• EXERCISE GOAL
Separate out the lines that hold "chart".

------------------------------------------------

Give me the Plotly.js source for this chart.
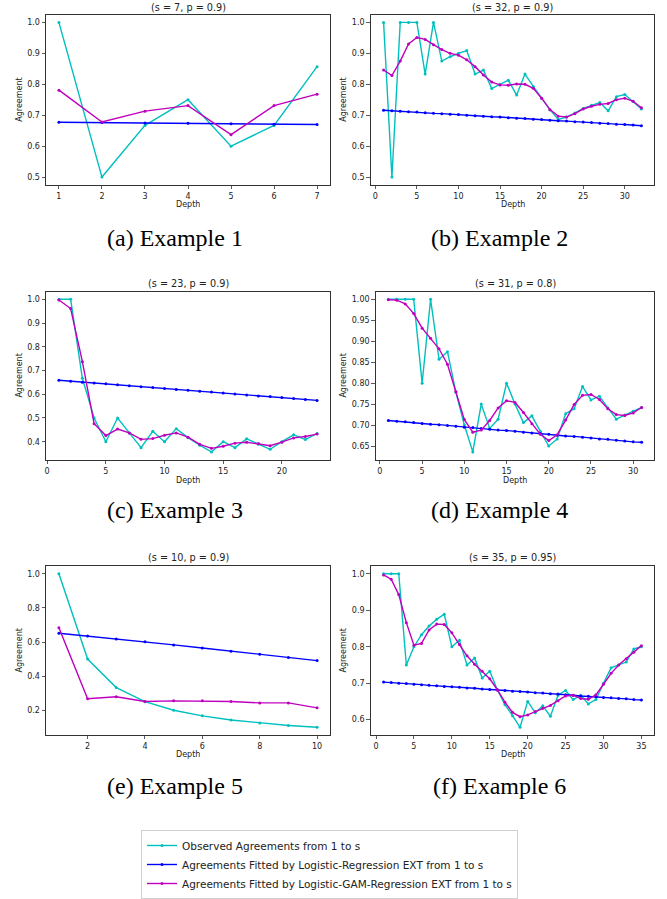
<!DOCTYPE html>
<html>
<head>
<meta charset="utf-8">
<script src="https://cdn.plot.ly/plotly-3.0.1.min.js"></script>
<style>html,body{margin:0;padding:0;background:#fff;}#chart{width:667px;height:899px;}</style>
</head>
<body>
<div id="chart"></div>
<script>
// ---------- data ----------
const seriesNames = ["Observed Agreements from 1 to s",
  "Agreements Fitted by Logistic-Regression EXT from 1 to s",
  "Agreements Fitted by Logistic-GAM-Regression EXT from 1 to s"];
const subplotTitles = ["(s = 7, p = 0.9)", "(s = 32, p = 0.9)", "(s = 23, p = 0.9)",
  "(s = 31, p = 0.8)", "(s = 10, p = 0.9)", "(s = 35, p = 0.95)"];
const captions = ["(a) Example 1", "(b) Example 2", "(c) Example 3",
  "(d) Example 4", "(e) Example 5", "(f) Example 6"];

const depth1 = [1,2,3,4,5,6,7];
const obs1 = [1.0,0.5,0.667,0.75,0.6,0.667,0.857];
const lr1  = [0.677,0.676,0.675,0.674,0.672,0.671,0.670];
const gam1 = [0.781,0.678,0.713,0.731,0.637,0.731,0.768];

const depth2 = [1,2,3,4,5,6,7,8,9,10,11,12,13,14,15,16,17,18,19,20,21,22,23,24,25,26,27,28,29,30,31,32];
const obs2 = [1.0,0.5,1.0,1.0,1.0,0.833,1.0,0.875,0.889,0.9,0.909,0.833,0.846,0.786,0.8,0.813,
  0.765,0.833,0.793,0.755,0.718,0.686,0.694,0.707,0.722,0.732,0.741,0.714,0.760,0.767,0.745,0.720];
const lr2  = [0.716,0.714,0.713,0.711,0.710,0.708,0.706,0.705,0.703,0.702,0.700,0.698,0.697,0.695,0.694,0.692,
  0.690,0.689,0.687,0.686,0.684,0.682,0.681,0.679,0.678,0.676,0.674,0.673,0.671,0.670,0.668,0.666];
const gam2 = [0.846,0.828,0.875,0.930,0.951,0.945,0.928,0.912,0.900,0.894,0.879,0.857,0.830,0.807,0.798,0.797,
  0.801,0.800,0.787,0.755,0.718,0.697,0.694,0.705,0.720,0.729,0.735,0.738,0.750,0.755,0.745,0.724];

const depth3 = [1,2,3,4,5,6,7,8,9,10,11,12,13,14,15,16,17,18,19,20,21,22,23];
const obs3 = [1.0,1.0,0.667,0.5,0.4,0.5,0.437,0.375,0.444,0.4,0.455,0.417,0.385,0.357,0.4,0.375,
  0.412,0.389,0.368,0.4,0.429,0.409,0.435];
const lr3  = [0.659,0.655,0.651,0.647,0.644,0.640,0.636,0.632,0.628,0.624,0.620,0.617,0.613,0.609,0.605,0.601,
  0.597,0.593,0.590,0.586,0.582,0.578,0.574];
const gam3 = [0.997,0.961,0.737,0.476,0.426,0.453,0.437,0.410,0.413,0.427,0.437,0.419,0.389,0.372,0.381,0.394,
  0.398,0.392,0.383,0.398,0.416,0.422,0.432];

const depth4 = [1,2,3,4,5,6,7,8,9,10,11,12,13,14,15,16,17,18,19,20,21,22,23,24,25,26,27,28,29,30,31];
const obs4 = [1.0,1.0,1.0,1.0,0.8,1.0,0.857,0.875,0.778,0.7,0.636,0.75,0.692,0.714,0.8,0.75,
  0.706,0.722,0.685,0.65,0.667,0.727,0.739,0.792,0.76,0.769,0.741,0.714,0.724,0.733,0.742];
const lr4  = [0.711,0.709,0.708,0.706,0.704,0.702,0.701,0.699,0.697,0.695,0.694,0.692,0.690,0.688,0.687,0.685,
  0.683,0.681,0.680,0.678,0.676,0.674,0.673,0.671,0.669,0.667,0.666,0.664,0.662,0.660,0.659];
const gam4 = [0.999,0.998,0.989,0.966,0.931,0.907,0.882,0.845,0.780,0.713,0.683,0.688,0.711,0.741,0.758,0.754,
  0.730,0.703,0.678,0.663,0.677,0.712,0.749,0.771,0.773,0.761,0.739,0.725,0.723,0.729,0.742];

const depth5 = [1,2,3,4,5,6,7,8,9,10];
const obs5 = [1.0,0.5,0.333,0.25,0.2,0.167,0.143,0.125,0.111,0.1];
const lr5  = [0.651,0.635,0.618,0.601,0.583,0.565,0.546,0.528,0.509,0.491];
const gam5 = [0.684,0.268,0.279,0.251,0.255,0.255,0.251,0.243,0.243,0.214];

const depth6 = [1,2,3,4,5,6,7,8,9,10,11,12,13,14,15,16,17,18,19,20,21,22,23,24,25,26,27,28,29,30,31,32,33,34,35];
const obs6 = [1.0,1.0,1.0,0.75,0.8,0.833,0.857,0.875,0.889,0.8,0.818,0.75,0.769,0.714,0.733,0.682,
  0.641,0.611,0.579,0.65,0.619,0.638,0.609,0.667,0.68,0.655,0.667,0.643,0.655,0.7,0.742,0.75,0.758,0.794,0.8];
const lr6  = [0.703,0.702,0.700,0.699,0.697,0.696,0.694,0.693,0.691,0.690,0.689,0.687,0.686,0.684,0.683,0.681,
  0.680,0.678,0.677,0.676,0.674,0.673,0.671,0.670,0.668,0.667,0.665,0.664,0.663,0.661,0.660,0.658,0.657,0.655,0.654];
const gam6 = [0.997,0.985,0.943,0.866,0.804,0.809,0.846,0.862,0.861,0.838,0.806,0.775,0.752,0.733,0.712,0.682,
  0.648,0.620,0.608,0.613,0.622,0.631,0.639,0.652,0.665,0.667,0.658,0.656,0.668,0.697,0.727,0.750,0.767,0.785,0.803];

const xTickStep = [1,5,5,5,2,5];
const yTickStep = [0.1,0.1,0.1,0.05,0.2,0.1];
const yTickFormat = [".1f",".1f",".1f",".2f",".1f",".1f"];

// ---------- layout geometry (pixels) ----------
const W = 667, H = 899;
const boxes = [ // left, right, top, bottom in px
  [46,330,15,189],[370.7,654.3,15,189],
  [46,330,298.3,470],[375.7,654.3,298.3,470],
  [46,330,579,751.7],[370.7,654.3,579,751.7]];
const ytitleX = [20,344,20,344,20,344];
const titleY = [8,8,290,290,570,570];
const xtitleY = [209,209,491,491,772,772];
const captionPos = [[175,243],[500,243],[175,522],[500,522],[175,804],[500,804]];

const colors = ["#00bfbf","#0000ff","#bf00bf"];
const sets = [
  [depth1,obs1,lr1,gam1],[depth2,obs2,lr2,gam2],[depth3,obs3,lr3,gam3],
  [depth4,obs4,lr4,gam4],[depth5,obs5,lr5,gam5],[depth6,obs6,lr6,gam6]];

const px = v => v / W;
const py = v => 1 - v / H;

const traces = [];
const layout = {
  width: W, height: H,
  margin: {l:0,r:0,t:0,b:0},
  paper_bgcolor: "#fff", plot_bgcolor: "#fff",
  font: {family: "DejaVu Sans", size: 8, color: "#222"},
  showlegend: true,
  legend: {
    x: px(141), y: py(849), xanchor: "left", yanchor: "top",
    bgcolor: "#fff", bordercolor: "#d0d0d0", borderwidth: 1,
    font: {family: "DejaVu Sans", size: 10.5, color: "#222"},
    itemwidth: 30, tracegroupgap: 0
  },
  annotations: []
};

function pad(mn, mx){ const r = mx - mn; return [mn - 0.05*r, mx + 0.05*r]; }

sets.forEach((s, i) => {
  const [dep, obs, lr, gam] = s;
  const k = i === 0 ? "" : String(i+1);
  const ys = [obs, lr, gam];
  ys.forEach((yy, j) => {
    traces.push({
      x: dep, y: yy, type: "scatter", mode: "lines+markers",
      xaxis: "x" + k, yaxis: "y" + k,
      name: seriesNames[j], showlegend: i === 0,
      line: {color: colors[j], width: 1.4},
      marker: {color: colors[j], size: 3}
    });
  });
  const all = obs.concat(lr, gam);
  const b = boxes[i];
  const axCommon = {
    showline: true, linecolor: "#333", linewidth: 1, mirror: true,
    ticks: "outside", ticklen: 3.5, tickwidth: 0.8, tickcolor: "#333",
    showgrid: false, zeroline: false, fixedrange: true,
    tickfont: {family: "DejaVu Sans", size: 8, color: "#222"}
  };
  layout["xaxis" + k] = Object.assign({}, axCommon, {
    domain: [px(b[0]), px(b[1])], anchor: "y" + k,
    range: pad(dep[0], dep[dep.length-1]), tick0: 0, dtick: xTickStep[i]
  });
  layout["yaxis" + k] = Object.assign({}, axCommon, {
    domain: [py(b[3]), py(b[2])], anchor: "x" + k,
    range: pad(Math.min(...all), Math.max(...all)), tick0: 0, dtick: yTickStep[i],
    tickformat: yTickFormat[i]
  });
  const cx = (b[0] + b[1]) / 2;
  layout.annotations.push({
    text: subplotTitles[i], xref: "paper", yref: "paper", x: px(cx), y: py(titleY[i]),
    xanchor: "center", yanchor: "middle", showarrow: false,
    font: {family: "DejaVu Sans", size: 9.7, color: "#222"}
  });
  layout.annotations.push({
    text: "Depth", xref: "paper", yref: "paper", x: px(cx), y: py(xtitleY[i]),
    xanchor: "center", yanchor: "middle", showarrow: false,
    font: {family: "DejaVu Sans", size: 8, color: "#222"}
  });
  layout.annotations.push({
    text: "Agreement", xref: "paper", yref: "paper", x: px(ytitleX[i]), y: py((b[2]+b[3])/2),
    xanchor: "center", yanchor: "middle", showarrow: false, textangle: -90,
    font: {family: "DejaVu Sans", size: 8, color: "#222"}
  });
  layout.annotations.push({
    text: captions[i], xref: "paper", yref: "paper", x: px(captionPos[i][0]), y: py(captionPos[i][1]),
    xanchor: "center", yanchor: "middle", showarrow: false,
    font: {family: "Liberation Serif", size: 24, color: "#000"}
  });
});

Plotly.newPlot("chart", traces, layout, {displayModeBar: false, staticPlot: true});
</script>
</body>
</html>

------------------------------------------------

• REPLY TO THE TASK
Give me the Plotly.js source for this chart.
<style>html,body{margin:0;padding:0;background:#fff;}#chart{width:667px;height:899px;}</style>
<div id="chart"></div>
Plotly.newPlot("chart", traces, layout, {displayModeBar: false, staticPlot: true});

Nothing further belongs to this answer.